++++ TASK MATERIAL ++++

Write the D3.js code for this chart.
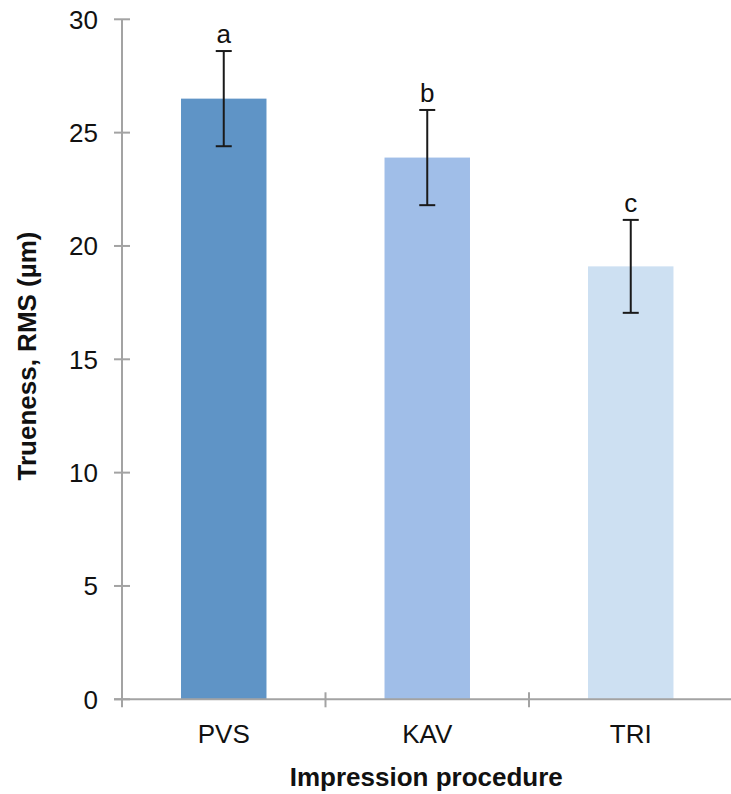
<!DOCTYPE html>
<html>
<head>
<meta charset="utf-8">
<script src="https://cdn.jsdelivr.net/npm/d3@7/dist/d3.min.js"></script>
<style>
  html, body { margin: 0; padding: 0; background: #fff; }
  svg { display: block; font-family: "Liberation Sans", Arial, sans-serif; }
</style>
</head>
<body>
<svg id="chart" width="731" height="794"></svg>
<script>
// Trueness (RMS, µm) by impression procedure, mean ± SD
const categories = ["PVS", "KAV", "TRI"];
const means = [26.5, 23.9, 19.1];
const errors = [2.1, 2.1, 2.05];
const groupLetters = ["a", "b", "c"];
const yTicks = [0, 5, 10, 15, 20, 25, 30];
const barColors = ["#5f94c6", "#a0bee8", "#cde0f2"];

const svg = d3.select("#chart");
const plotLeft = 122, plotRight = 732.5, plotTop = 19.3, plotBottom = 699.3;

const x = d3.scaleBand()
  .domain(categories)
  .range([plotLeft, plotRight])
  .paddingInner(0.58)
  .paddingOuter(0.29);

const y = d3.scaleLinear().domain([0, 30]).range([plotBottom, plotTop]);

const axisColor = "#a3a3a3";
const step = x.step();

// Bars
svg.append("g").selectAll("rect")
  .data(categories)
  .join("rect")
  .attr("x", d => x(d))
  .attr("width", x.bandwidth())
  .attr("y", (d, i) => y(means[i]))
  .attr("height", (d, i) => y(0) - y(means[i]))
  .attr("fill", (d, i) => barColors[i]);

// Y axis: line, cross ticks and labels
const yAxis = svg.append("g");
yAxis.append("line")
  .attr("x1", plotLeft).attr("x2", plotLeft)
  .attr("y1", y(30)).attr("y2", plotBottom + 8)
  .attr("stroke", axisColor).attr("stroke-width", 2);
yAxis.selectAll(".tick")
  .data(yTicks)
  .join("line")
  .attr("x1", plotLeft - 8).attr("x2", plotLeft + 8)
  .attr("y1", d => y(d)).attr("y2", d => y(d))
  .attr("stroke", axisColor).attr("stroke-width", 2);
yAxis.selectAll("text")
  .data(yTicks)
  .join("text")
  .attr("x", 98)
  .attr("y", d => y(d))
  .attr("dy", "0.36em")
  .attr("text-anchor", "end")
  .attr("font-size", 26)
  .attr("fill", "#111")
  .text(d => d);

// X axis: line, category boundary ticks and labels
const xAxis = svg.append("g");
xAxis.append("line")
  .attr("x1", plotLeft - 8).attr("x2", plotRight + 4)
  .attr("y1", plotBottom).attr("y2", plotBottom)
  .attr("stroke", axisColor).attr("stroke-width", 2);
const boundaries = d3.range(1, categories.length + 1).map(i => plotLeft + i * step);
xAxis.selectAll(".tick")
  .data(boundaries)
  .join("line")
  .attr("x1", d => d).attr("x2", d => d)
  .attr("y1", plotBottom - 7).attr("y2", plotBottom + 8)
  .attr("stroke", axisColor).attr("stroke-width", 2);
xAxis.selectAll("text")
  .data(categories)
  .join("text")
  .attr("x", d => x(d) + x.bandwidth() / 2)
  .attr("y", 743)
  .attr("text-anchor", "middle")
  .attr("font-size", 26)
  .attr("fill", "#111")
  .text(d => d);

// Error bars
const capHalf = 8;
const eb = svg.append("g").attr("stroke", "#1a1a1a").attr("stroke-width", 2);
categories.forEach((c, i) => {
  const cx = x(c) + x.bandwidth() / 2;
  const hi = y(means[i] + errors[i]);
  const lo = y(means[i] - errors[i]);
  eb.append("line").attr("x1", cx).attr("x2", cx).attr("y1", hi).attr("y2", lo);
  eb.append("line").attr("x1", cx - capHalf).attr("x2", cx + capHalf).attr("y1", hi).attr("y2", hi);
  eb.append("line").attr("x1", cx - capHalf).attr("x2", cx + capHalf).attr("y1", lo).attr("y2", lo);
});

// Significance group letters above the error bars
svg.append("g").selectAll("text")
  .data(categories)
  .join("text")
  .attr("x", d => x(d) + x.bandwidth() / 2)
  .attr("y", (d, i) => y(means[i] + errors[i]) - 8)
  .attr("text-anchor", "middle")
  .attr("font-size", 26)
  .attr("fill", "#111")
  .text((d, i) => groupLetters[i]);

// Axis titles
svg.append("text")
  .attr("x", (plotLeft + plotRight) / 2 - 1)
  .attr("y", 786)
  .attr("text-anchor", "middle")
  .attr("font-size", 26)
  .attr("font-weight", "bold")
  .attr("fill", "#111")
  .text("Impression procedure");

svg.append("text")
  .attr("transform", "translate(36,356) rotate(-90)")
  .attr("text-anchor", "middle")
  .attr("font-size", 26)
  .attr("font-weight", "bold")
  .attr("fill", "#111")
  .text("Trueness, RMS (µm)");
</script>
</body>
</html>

++++
++++ TASK MATERIAL ++++

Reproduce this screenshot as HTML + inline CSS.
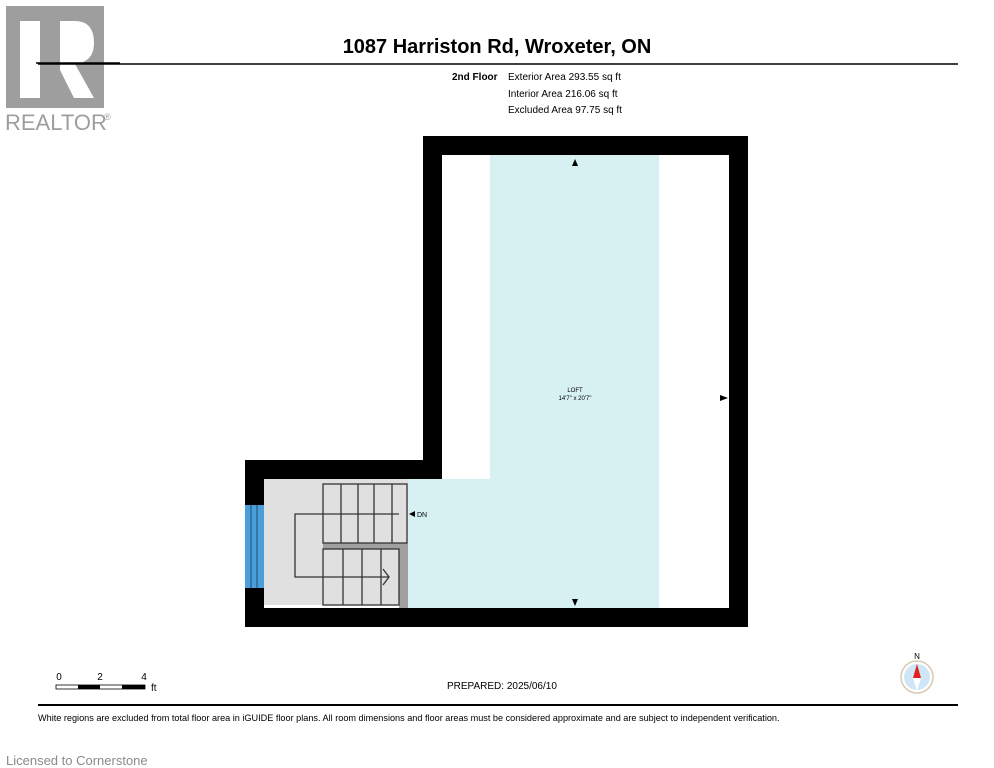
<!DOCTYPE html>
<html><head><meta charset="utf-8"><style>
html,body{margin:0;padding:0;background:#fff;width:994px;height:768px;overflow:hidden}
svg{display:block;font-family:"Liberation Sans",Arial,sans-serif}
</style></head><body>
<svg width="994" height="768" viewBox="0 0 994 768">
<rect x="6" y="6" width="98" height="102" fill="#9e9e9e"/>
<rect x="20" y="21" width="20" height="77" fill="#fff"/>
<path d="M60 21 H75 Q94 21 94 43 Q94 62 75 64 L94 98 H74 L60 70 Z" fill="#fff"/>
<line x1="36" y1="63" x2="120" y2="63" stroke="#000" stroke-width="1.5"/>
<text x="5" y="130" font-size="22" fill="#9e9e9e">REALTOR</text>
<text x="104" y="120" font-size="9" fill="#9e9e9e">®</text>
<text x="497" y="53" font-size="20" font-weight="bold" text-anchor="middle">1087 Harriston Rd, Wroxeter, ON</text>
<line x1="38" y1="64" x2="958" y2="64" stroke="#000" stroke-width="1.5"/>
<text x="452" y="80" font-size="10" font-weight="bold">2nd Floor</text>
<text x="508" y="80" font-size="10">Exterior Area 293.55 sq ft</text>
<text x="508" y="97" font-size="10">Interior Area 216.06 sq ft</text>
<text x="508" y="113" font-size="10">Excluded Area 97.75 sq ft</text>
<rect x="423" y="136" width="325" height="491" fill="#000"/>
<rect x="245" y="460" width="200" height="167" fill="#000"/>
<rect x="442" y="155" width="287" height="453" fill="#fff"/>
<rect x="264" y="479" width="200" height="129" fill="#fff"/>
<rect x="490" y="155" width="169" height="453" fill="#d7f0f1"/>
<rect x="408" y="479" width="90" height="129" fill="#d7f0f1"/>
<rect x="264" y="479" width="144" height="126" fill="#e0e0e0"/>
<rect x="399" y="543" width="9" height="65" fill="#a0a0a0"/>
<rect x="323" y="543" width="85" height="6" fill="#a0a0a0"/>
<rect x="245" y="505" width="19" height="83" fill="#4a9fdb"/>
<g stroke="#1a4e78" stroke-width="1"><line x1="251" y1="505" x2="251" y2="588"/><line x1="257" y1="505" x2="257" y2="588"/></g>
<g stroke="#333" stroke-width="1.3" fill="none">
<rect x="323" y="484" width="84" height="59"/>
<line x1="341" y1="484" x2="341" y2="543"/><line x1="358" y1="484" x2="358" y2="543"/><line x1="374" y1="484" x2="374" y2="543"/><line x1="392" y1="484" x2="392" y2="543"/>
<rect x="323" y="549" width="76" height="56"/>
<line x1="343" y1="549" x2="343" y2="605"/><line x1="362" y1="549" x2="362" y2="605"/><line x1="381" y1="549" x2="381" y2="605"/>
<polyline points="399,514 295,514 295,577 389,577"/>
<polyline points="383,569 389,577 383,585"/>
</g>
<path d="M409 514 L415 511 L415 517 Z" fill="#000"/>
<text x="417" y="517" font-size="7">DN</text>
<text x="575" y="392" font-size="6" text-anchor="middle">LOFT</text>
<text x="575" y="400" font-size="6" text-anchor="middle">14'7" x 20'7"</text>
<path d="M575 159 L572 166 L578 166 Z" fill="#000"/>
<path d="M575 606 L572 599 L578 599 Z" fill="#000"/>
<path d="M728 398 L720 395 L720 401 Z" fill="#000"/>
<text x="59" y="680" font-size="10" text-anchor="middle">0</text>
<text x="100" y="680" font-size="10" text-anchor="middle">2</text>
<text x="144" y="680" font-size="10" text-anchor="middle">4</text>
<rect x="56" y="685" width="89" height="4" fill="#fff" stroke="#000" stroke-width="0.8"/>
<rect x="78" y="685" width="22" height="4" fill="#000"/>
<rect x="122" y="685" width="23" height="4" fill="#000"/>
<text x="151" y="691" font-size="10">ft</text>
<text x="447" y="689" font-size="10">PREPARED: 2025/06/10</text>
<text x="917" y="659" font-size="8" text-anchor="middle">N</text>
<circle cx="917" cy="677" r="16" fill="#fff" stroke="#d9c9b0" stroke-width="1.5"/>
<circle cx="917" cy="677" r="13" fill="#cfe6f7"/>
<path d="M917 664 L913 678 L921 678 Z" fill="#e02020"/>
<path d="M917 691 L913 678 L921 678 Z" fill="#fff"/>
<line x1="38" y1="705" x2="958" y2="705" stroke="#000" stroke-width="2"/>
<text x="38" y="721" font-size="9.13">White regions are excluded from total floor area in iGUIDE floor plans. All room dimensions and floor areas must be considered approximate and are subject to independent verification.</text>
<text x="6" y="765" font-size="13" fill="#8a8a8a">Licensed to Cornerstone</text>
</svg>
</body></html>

++++

_WORK TO BE COMPLETED_
Lines containing the string "chart" are to be selected and copied.

_IN RESPONSE_
Write the D3.js code for this chart.
<svg id="chart" width="731" height="794"></svg>
const svg = d3.select("#chart");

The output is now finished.